> **Problem description**:
Find every line in the records below that holds the word "this" and copy it.

☆ ☆ ☆ ☆ ☆ ☆ ☆

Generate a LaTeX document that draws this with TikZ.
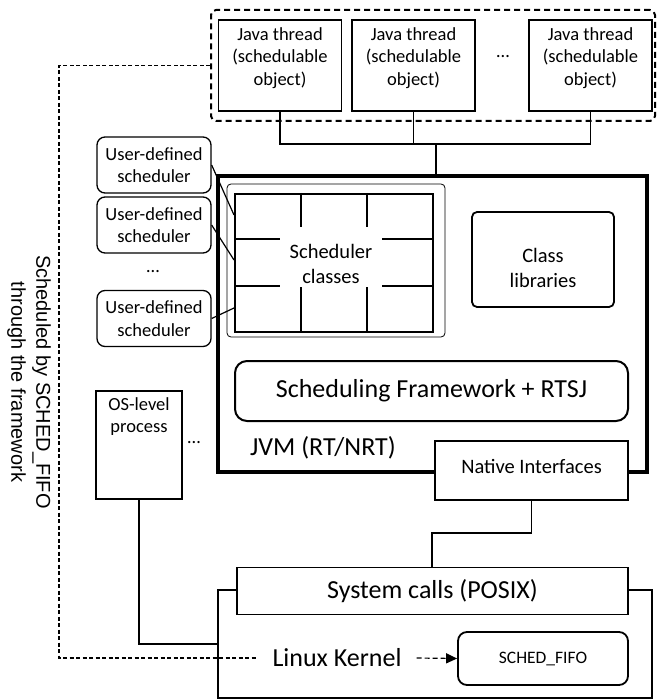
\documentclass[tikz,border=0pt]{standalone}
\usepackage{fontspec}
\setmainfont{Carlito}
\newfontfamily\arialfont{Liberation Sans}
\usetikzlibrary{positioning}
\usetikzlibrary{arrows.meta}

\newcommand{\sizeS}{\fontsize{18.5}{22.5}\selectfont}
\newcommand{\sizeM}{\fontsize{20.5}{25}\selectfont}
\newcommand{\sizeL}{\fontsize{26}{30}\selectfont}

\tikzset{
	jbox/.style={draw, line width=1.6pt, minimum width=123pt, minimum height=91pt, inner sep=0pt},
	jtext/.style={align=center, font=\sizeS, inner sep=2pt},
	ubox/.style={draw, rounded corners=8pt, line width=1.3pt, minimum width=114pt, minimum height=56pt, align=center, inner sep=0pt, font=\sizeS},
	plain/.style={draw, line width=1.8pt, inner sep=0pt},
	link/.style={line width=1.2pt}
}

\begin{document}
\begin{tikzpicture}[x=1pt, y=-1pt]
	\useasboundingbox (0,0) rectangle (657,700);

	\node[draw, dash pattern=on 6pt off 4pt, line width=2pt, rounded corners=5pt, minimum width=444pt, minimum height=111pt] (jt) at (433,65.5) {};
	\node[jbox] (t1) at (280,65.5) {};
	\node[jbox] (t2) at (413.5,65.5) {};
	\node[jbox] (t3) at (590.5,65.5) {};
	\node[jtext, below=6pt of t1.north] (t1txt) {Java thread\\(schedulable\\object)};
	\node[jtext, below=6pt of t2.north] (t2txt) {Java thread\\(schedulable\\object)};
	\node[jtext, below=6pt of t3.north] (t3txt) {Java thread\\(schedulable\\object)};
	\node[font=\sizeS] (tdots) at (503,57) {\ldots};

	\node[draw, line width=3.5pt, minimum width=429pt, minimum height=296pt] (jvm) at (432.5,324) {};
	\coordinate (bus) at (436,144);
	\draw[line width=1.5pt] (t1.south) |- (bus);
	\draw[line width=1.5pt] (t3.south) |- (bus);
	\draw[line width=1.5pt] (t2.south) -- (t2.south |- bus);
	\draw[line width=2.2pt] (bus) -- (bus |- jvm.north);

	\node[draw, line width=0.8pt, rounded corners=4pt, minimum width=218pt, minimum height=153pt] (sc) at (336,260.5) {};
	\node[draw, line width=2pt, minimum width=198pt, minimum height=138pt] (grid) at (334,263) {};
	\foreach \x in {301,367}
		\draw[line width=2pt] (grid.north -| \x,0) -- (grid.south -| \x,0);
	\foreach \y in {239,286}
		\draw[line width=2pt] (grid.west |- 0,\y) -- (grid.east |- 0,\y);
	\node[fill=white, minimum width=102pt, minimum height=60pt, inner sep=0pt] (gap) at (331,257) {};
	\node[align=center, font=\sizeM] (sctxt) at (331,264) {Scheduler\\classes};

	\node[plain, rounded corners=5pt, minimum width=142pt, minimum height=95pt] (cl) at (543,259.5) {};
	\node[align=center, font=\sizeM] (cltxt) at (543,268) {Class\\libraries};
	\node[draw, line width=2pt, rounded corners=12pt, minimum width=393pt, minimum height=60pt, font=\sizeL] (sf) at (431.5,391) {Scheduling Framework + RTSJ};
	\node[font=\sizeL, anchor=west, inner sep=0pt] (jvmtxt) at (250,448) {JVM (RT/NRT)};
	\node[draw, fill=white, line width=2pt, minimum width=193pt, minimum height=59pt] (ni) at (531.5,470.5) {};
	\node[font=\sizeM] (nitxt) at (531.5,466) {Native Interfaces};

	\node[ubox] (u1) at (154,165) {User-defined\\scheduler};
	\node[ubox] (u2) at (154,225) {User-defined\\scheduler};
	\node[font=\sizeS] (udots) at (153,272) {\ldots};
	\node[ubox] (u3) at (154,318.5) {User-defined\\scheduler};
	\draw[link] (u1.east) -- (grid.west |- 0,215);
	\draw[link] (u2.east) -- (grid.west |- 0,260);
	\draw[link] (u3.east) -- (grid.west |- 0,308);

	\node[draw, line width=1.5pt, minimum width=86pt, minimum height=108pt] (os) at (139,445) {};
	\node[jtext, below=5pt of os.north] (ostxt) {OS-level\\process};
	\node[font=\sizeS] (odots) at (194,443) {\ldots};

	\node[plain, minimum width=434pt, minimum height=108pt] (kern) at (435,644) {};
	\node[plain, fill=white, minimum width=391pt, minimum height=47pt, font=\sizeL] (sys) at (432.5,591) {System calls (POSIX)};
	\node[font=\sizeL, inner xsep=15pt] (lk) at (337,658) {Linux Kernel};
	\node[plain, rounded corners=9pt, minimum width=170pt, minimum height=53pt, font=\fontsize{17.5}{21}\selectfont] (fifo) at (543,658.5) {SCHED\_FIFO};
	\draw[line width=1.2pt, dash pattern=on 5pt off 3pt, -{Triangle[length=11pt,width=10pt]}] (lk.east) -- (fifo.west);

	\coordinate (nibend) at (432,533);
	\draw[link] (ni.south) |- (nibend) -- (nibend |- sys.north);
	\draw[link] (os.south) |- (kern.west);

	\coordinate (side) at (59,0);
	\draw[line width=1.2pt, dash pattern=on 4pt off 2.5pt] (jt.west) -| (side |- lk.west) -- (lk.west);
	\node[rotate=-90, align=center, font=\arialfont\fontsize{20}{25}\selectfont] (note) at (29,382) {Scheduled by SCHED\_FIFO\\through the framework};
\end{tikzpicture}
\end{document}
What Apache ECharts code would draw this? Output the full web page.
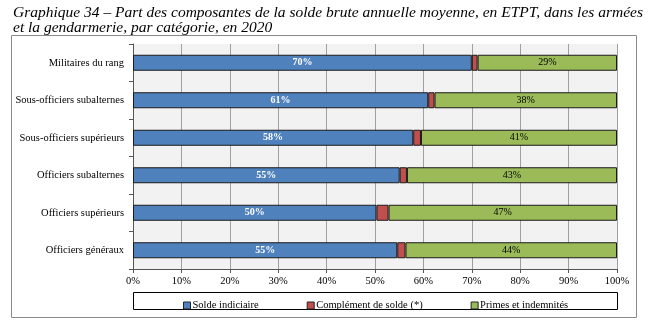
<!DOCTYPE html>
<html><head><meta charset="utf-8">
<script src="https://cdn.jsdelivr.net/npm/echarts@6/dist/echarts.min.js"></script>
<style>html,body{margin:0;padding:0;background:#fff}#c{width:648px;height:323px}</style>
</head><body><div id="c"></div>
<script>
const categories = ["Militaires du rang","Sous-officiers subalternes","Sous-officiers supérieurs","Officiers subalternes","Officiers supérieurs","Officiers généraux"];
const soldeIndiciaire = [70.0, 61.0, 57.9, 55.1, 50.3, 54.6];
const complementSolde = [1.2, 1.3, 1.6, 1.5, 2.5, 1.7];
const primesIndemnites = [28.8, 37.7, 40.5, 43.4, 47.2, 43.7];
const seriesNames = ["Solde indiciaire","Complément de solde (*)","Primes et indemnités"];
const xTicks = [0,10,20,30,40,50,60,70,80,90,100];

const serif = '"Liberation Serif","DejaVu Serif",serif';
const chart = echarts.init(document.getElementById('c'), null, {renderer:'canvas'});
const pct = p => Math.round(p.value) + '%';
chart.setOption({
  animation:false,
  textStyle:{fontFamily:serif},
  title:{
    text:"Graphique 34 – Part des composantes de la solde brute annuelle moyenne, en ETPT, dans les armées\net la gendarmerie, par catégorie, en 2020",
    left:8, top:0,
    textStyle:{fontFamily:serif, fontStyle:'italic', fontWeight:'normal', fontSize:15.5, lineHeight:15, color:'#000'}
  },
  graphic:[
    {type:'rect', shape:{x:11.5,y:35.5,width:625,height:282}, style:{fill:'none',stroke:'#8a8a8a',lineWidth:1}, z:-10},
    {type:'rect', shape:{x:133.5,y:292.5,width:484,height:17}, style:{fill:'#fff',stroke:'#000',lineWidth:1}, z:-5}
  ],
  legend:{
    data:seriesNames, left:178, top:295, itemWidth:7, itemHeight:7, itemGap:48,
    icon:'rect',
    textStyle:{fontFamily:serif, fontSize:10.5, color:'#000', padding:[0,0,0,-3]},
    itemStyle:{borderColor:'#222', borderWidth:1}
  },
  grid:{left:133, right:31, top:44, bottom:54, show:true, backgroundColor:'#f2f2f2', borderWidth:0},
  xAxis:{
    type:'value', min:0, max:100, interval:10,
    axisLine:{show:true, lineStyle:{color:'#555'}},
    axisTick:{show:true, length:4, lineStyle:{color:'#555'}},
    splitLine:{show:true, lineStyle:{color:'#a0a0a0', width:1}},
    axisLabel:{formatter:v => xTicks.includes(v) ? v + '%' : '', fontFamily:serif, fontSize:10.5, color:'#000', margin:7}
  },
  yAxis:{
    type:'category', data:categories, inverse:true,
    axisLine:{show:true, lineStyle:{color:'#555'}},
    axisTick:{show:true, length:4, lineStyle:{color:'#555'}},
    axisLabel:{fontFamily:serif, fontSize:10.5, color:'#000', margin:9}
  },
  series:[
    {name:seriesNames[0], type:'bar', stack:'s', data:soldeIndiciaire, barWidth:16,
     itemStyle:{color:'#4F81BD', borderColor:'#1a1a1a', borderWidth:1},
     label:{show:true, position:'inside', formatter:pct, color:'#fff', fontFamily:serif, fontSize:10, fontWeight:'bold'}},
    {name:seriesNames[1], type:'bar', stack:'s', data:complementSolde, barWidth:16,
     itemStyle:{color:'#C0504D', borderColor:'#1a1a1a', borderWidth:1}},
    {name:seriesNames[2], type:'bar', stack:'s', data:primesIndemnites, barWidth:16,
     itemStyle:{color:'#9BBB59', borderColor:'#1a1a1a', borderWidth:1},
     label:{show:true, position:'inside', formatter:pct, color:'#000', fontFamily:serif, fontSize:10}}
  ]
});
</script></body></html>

☆ ☆ ☆ ☆ ☆ ☆ ☆

> **Result of the task**:
Generate a LaTeX document that draws this with TikZ.
What Apache ECharts code would draw this? Output the full web page.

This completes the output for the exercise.